==== INFORMATION SUPPLIED ====

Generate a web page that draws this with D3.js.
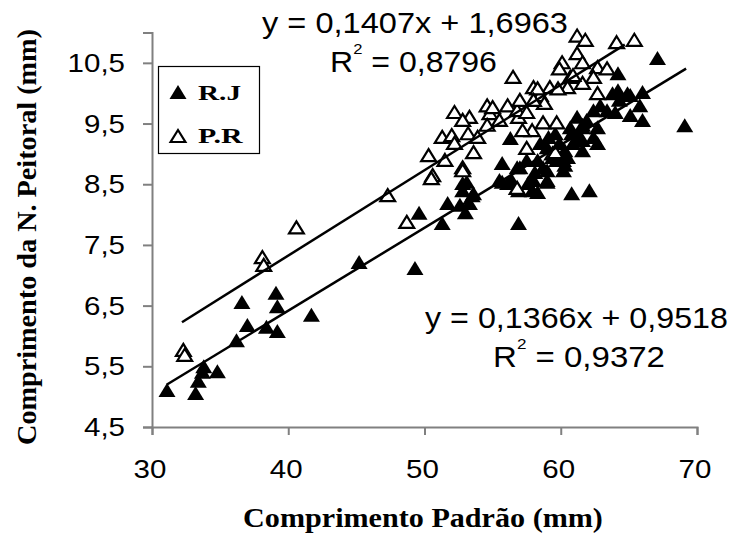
<!DOCTYPE html>
<html>
<head>
<meta charset="utf-8">
<script src="https://cdn.jsdelivr.net/npm/d3@7/dist/d3.min.js"></script>
<style>
  html, body { margin: 0; padding: 0; background: #fff; }
  svg { display: block; }
</style>
</head>
<body>
<svg id="chart" width="735" height="535"></svg>
<script>
// Standard length (mm) vs pectoral fin length (mm), two populations

const seriesNames = ["R.J", "P.R"];

// R.J (filled triangles)
const rjX = [31.1, 33.2, 33.4, 33.7, 33.8, 34.8, 36.2, 36.6, 37.0, 38.4, 39.1, 39.2, 39.2, 41.7, 45.2,
  49.3, 49.6, 51.3, 51.7, 52.6, 53.0, 52.8, 53.5, 53.3, 56.9, 55.7, 55.7, 56.3, 56.8, 57.0,
  57.5, 57.9, 58.0, 58.5, 58.7, 59.0, 59.1, 59.6, 59.9, 60.2, 60.3, 60.8, 62.1, 60.7, 61.2,
  61.4, 61.6, 62.4, 62.7, 62.9, 63.8, 64.2, 64.3, 64.9, 65.1, 66.0, 65.8, 66.0, 67.1, 69.1,
  61.9, 61.6, 62.7, 62.4, 61.6, 60.9, 60.2, 59.4, 59.0, 58.3, 58.1, 57.6, 56.8, 56.4, 55.5,
  56.9, 59.0, 58.3, 53.1, 52.8, 53.6, 63.4, 64.0, 65.1, 64.2, 61.6, 59.9, 60.5, 59.7, 59.0,
  60.3, 60.8, 56.1];
const rjY = [5.11, 5.06, 5.26, 5.41, 5.50, 5.42, 5.93, 6.56, 6.18, 6.15, 6.71, 6.49, 6.08, 6.35, 7.22,
  7.12, 8.03, 7.86, 8.19, 8.16, 8.04, 8.52, 8.32, 8.19, 7.86, 8.85, 8.54, 9.26, 8.44, 8.78,
  8.90, 8.40, 8.57, 9.18, 8.78, 8.57, 9.28, 9.34, 8.90, 8.73, 9.06, 8.35, 8.40, 9.44, 9.61,
  9.28, 9.06, 9.72, 9.18, 9.80, 10.00, 10.33, 9.89, 10.00, 9.64, 10.02, 9.80, 9.56, 10.58, 9.47,
  9.56, 9.48, 9.44, 9.28, 9.23, 9.18, 8.90, 8.95, 8.73, 8.90, 8.70, 8.52, 8.78, 8.57, 8.57,
  8.40, 8.54, 8.37, 8.54, 8.40, 8.35, 9.72, 9.69, 9.97, 10.05, 9.44, 9.18, 8.95, 8.90, 9.11,
  8.82, 9.34, 8.52];

// P.R (open triangles)
const prX = [32.3, 32.4, 38.1, 38.2, 40.6, 47.3, 48.7, 50.3, 50.6, 50.5, 51.5, 51.3, 52.0, 53.2,
  53.9, 52.2, 53.6, 52.8, 52.8, 52.2, 53.3, 52.8, 54.8, 54.6, 55.0, 56.1, 55.5, 56.9, 56.8,
  57.5, 54.6, 56.5, 57.0, 58.0, 58.5, 58.7, 59.7, 57.9, 57.5, 59.4, 59.6, 56.8, 57.2,
  60.1, 61.2, 61.6, 62.7, 63.4, 59.9, 60.7, 62.4, 59.2, 60.5, 61.6, 62.7, 58.3, 59.8, 58.8,
  58.0, 60.9, 61.2, 61.8, 64.1, 65.4];
const prY = [5.77, 5.69, 7.30, 7.17, 7.79, 8.32, 7.88, 8.98, 8.65, 8.60, 8.90, 9.28, 9.31, 9.34,
  9.28, 9.18, 9.03, 8.78, 8.73, 9.69, 9.61, 9.56, 9.67, 9.80, 9.77, 9.80, 9.56, 9.61, 9.72,
  9.69, 9.48, 10.27, 9.89, 10.10, 9.97, 9.52, 9.52, 9.39, 9.10, 9.01, 9.03, 8.44, 9.39,
  10.51, 10.66, 10.51, 10.43, 10.41, 10.41, 10.27, 10.27, 10.10, 10.10, 10.17, 10.00, 10.08, 10.08, 9.84,
  9.89, 10.30, 10.95, 10.88, 10.84, 10.88];

// Linear fits: [R.J, P.R]
const fitSlope = [0.1366, 0.1407];
const fitIntercept = [0.9518, 1.6963];
const fitR2 = [0.9372, 0.8796];
const fitFrom = [31.1, 32.2];
const fitTo = [69.2, 64.7];

// Axis ticks
const xTicks = [30, 40, 50, 60, 70];
const yTicks = [4.5, 5.5, 6.5, 7.5, 8.5, 9.5, 10.5];

const xTitle = "Comprimento Padrão (mm)";
const yTitle = "Comprimento da N. Peitoral (mm)";

// ---------------------------------------------------------------
const svg = d3.select("#chart");
const plot = { left: 152, right: 697, top: 32.5, bottom: 427 };

const x = d3.scaleLinear().domain([30, 70]).range([plot.left, plot.right]);
const y = d3.scaleLinear().domain([4.5, 11]).range([plot.bottom, plot.top]);

const ptBR = d3.formatLocale({ decimal: ",", thousands: ".", grouping: [3], currency: ["", ""] });
const f1 = ptBR.format(".1f");
const f4 = ptBR.format(".4f");

const sans = "'Liberation Sans', Arial, sans-serif";
const serif = "'Liberation Serif', 'Times New Roman', serif";
const axisColor = "#808080";

// stretch a text group horizontally so that it spans the given width
function fitText(g, width) {
  const t = g.select("text");
  const w = t.node().getBBox().width;
  const k = width / w;
  const cur = g.attr("data-pos");
  g.attr("transform", cur + ` scale(${k},1)`);
}

// Axes
const xAxis = svg.append("g")
  .attr("transform", `translate(0,${plot.bottom})`)
  .call(d3.axisBottom(x).tickValues(xTicks).tickSize(8).tickFormat(""));
const yAxis = svg.append("g")
  .attr("transform", `translate(${plot.left},0)`)
  .call(d3.axisLeft(y).tickValues(yTicks).tickSize(9).tickFormat(""));
[xAxis, yAxis].forEach(a => {
  a.select(".domain").attr("stroke", axisColor).attr("stroke-width", 2);
  a.selectAll(".tick line").attr("stroke", axisColor).attr("stroke-width", 2);
});

// Tick labels (horizontally widened)
const tickK = 1.18;
svg.append("g").selectAll("g").data(xTicks).join("g")
  .attr("transform", d => `translate(${x(d) - 2},478) scale(${tickK},1)`)
  .append("text")
  .attr("text-anchor", "middle")
  .attr("font-family", sans).attr("font-size", 25)
  .text(d => d);

svg.append("g").selectAll("g").data(yTicks).join("g")
  .attr("transform", d => `translate(125,${y(d) + 9}) scale(${tickK},1)`)
  .append("text")
  .attr("text-anchor", "end")
  .attr("font-family", sans).attr("font-size", 25)
  .text(d => f1(d));

// Axis titles
const xt = svg.append("g").attr("data-pos", "translate(423,527)");
xt.append("text").attr("text-anchor", "middle")
  .attr("font-family", serif).attr("font-weight", "bold").attr("font-size", 28)
  .text(xTitle);
fitText(xt, 360);

const yt = svg.append("g").attr("data-pos", "translate(36,237) rotate(-90)");
yt.append("text").attr("text-anchor", "middle")
  .attr("font-family", serif).attr("font-weight", "bold").attr("font-size", 28)
  .text(yTitle);
fitText(yt, 416);

// Markers
const filledTri = "M0,-7L8.5,7L-8.5,7Z";
const openTri = "M0,-6L7.4,6L-7.4,6Z";

const rjData = rjX.map((v, i) => [v, rjY[i]]);
const prData = prX.map((v, i) => [v, prY[i]]);

svg.append("g").selectAll("path").data(rjData).join("path")
  .attr("d", filledTri)
  .attr("transform", d => `translate(${x(d[0])},${y(d[1])})`)
  .attr("fill", "#000");

svg.append("g").selectAll("path").data(prData).join("path")
  .attr("d", openTri)
  .attr("transform", d => `translate(${x(d[0])},${y(d[1])})`)
  .attr("fill", "#fff").attr("stroke", "#000").attr("stroke-width", 2.2)
  .attr("stroke-linejoin", "miter");

// Trend lines
const fits = fitSlope.map((m, i) => ({ m, b: fitIntercept[i], r2: fitR2[i], from: fitFrom[i], to: fitTo[i] }));
svg.append("g").selectAll("line").data(fits).join("line")
  .attr("x1", d => x(d.from)).attr("y1", d => y(d.m * d.from + d.b))
  .attr("x2", d => x(d.to)).attr("y2", d => y(d.m * d.to + d.b))
  .attr("stroke", "#000").attr("stroke-width", 2.5);

// Equation labels: [R.J, P.R]
const eqPos = [
  { cx: 576.5, eqY: 328, eqW: 303, r2cx: 579, r2Y: 367, r2W: 172 },
  { cx: 415, eqY: 33, eqW: 306, r2cx: 413.5, r2Y: 72, r2W: 167 }
];
fits.forEach((d, i) => {
  const p = eqPos[i];
  const g1 = svg.append("g").attr("data-pos", `translate(${p.cx},${p.eqY})`);
  g1.append("text").attr("text-anchor", "middle")
    .attr("font-family", sans).attr("font-size", 29)
    .text(`y = ${f4(d.m)}x + ${f4(d.b)}`);
  fitText(g1, p.eqW);

  const g2 = svg.append("g").attr("data-pos", `translate(${p.r2cx},${p.r2Y})`);
  const t2 = g2.append("text").attr("text-anchor", "middle")
    .attr("font-family", sans).attr("font-size", 29);
  t2.append("tspan").text("R");
  t2.append("tspan").attr("font-size", 15).attr("dy", -18).text("2");
  t2.append("tspan").attr("dy", 18).text(` = ${f4(d.r2)}`);
  fitText(g2, p.r2W);
});

// Legend
const legend = svg.append("g");
legend.append("rect")
  .attr("x", 158.5).attr("y", 66.5).attr("width", 101).attr("height", 87)
  .attr("fill", "#fff").attr("stroke", "#000").attr("stroke-width", 1.2);
const legendRows = [
  { name: seriesNames[0], cy: 92, labelY: 100, filled: true },
  { name: seriesNames[1], cy: 136, labelY: 143, filled: false }
];
legendRows.forEach(r => {
  legend.append("path")
    .attr("d", r.filled ? filledTri : openTri)
    .attr("transform", `translate(178,${r.cy})`)
    .attr("fill", r.filled ? "#000" : "#fff")
    .attr("stroke", r.filled ? "none" : "#000")
    .attr("stroke-width", 2.2);
  const lg = legend.append("g").attr("data-pos", `translate(198,${r.labelY})`);
  lg.append("text").attr("font-family", serif).attr("font-weight", "bold")
    .attr("font-size", 22).text(r.name);
  fitText(lg, r.name === "R.J" ? 43 : 46);
});
</script>
</body>
</html>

====

- WHAT THE EXERCISE ASKS
Identify and list each line with the word "that".

- SOLUTION TO THIS PROBLEM
Generate a web page that draws this with D3.js.
// stretch a text group horizontally so that it spans the given width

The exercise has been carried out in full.